Construction of the new plant, next to Imperial Sugar’s existing Gramercy refinery will begin immediately, Imperial said, and the facility is expected to process about a million tonnes of sugar every year, mainly for the US market. In an equal three-way split, the partners have each invested $30m to finance the initial construction and operating costs for the venture, to be known as Louisiana Sugar Refining, while another $100m has been secured through a tax-exempt bond offering that takes advantage of the Gulf Opportunity Zone that was set up to help the area recover from Hurricanes Katrina and Rita.
The endeavor is expected to create 500 construction jobs, and a further 145 permanent positions once the refinery starts production, in approximately 18 to 24 months. Imperial’s contribution includes the existing refinery assets, including about 207 acres of land.

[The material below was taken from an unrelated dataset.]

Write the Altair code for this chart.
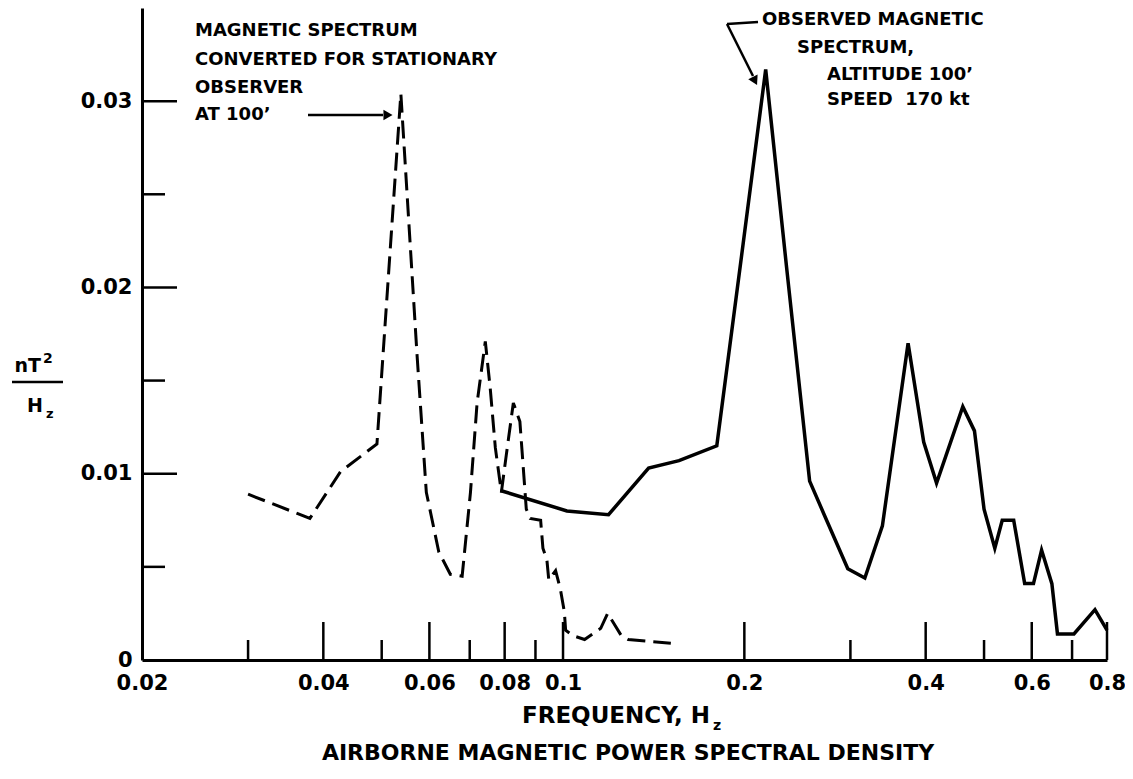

Imperial Sugar’s president and CEO John Sheptor said: “This transaction enables Imperial to retire its existing refinery with dated technology for a share of the new state-of-the art refinery without a significant capital outlay by Imperial...This joint venture secures a source of raw sugar and assures the viability of refining operations in Gramercy for generations to come.
“I am very pleased with Imperial’s participation in the LSR venture. We look forward to continuing our successful relationship with SUGAR and working collaboratively with Cargill.”
Imperial’s existing refinery in Gramercy will continue production in the meantime, allowing an easier transition toward supply coming from the new plant.
Cargill has said that expanding into US sugar refining is part of its long-term strategy to become a “one-stop sweetener provider” for food manufacturers.
Talks began between the three parties in October 2008, with a focus on the potential advantages of the scheme, particularly in terms of cost benefits in constructing and running the refinery over a long-term period.